I will also attach my article that was published in the Hawaii Herald on March 16, 2012 at the bottom of this post. Click on the turquoise colored button called “Japan’s Perfect Storm.”
This area was in Iwaki-cho. Eight months later, clean up and rebuilding was in full swing, but there were still many lots for homes that were once there but completely gone except for the cement base of the house.
Minamisoma City was once an active residential area. When we drove out to this area, it was a bit eerie as all that was left were tall mounds of rock and dirt. You would have never known that this was once a residential area with hundreds of homes.
This is was what was left of what I believe to be the train tracks.
In Ishinomaki City, at that time there were these huge mountains of rubble and debris from the tsunami. It was amazing how much debris they had collected in many sites throughout the city.
A closer look at the size of the mountain of debris.
The people in the yellow vests along the side of the street were volunteers. But the work was overwhelming. You can see behind them another mountain of debris. The large red metal container in the middle of the road was from a whale canning company and sat on the top of a building before the tsunami.

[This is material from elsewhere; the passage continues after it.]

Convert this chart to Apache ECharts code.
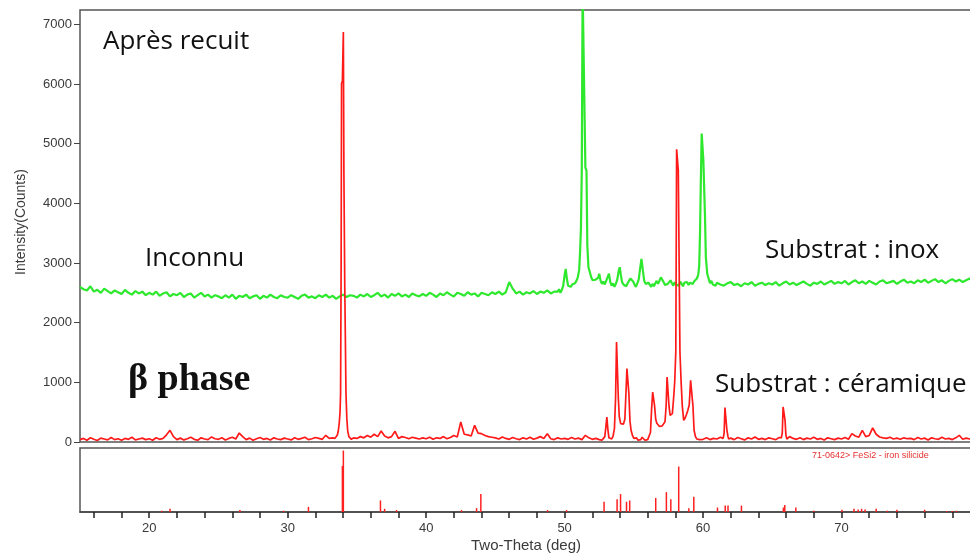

This was in a small coastal town which I don’t recall the name.. They were clearing and cleaning up the debris into piles. Look what is on the building on the right side.
The tsunami was so high and strong that it carried the bus and left it on the second floor of the city hall.
This is another collection of debris out in the country area. Mangled iron rods and all the industrial and manufacturing materials all collected and put into large piles.
Hundreds of cars were no longer functional after the tsunami completely swallowed them and left them completely for dead, thus, a car graveyard.
This was in Ishinomaki, residential homes that were once built here, were completely gone. Just a few withstood the tsunami and remain, at least the shell of the house remains.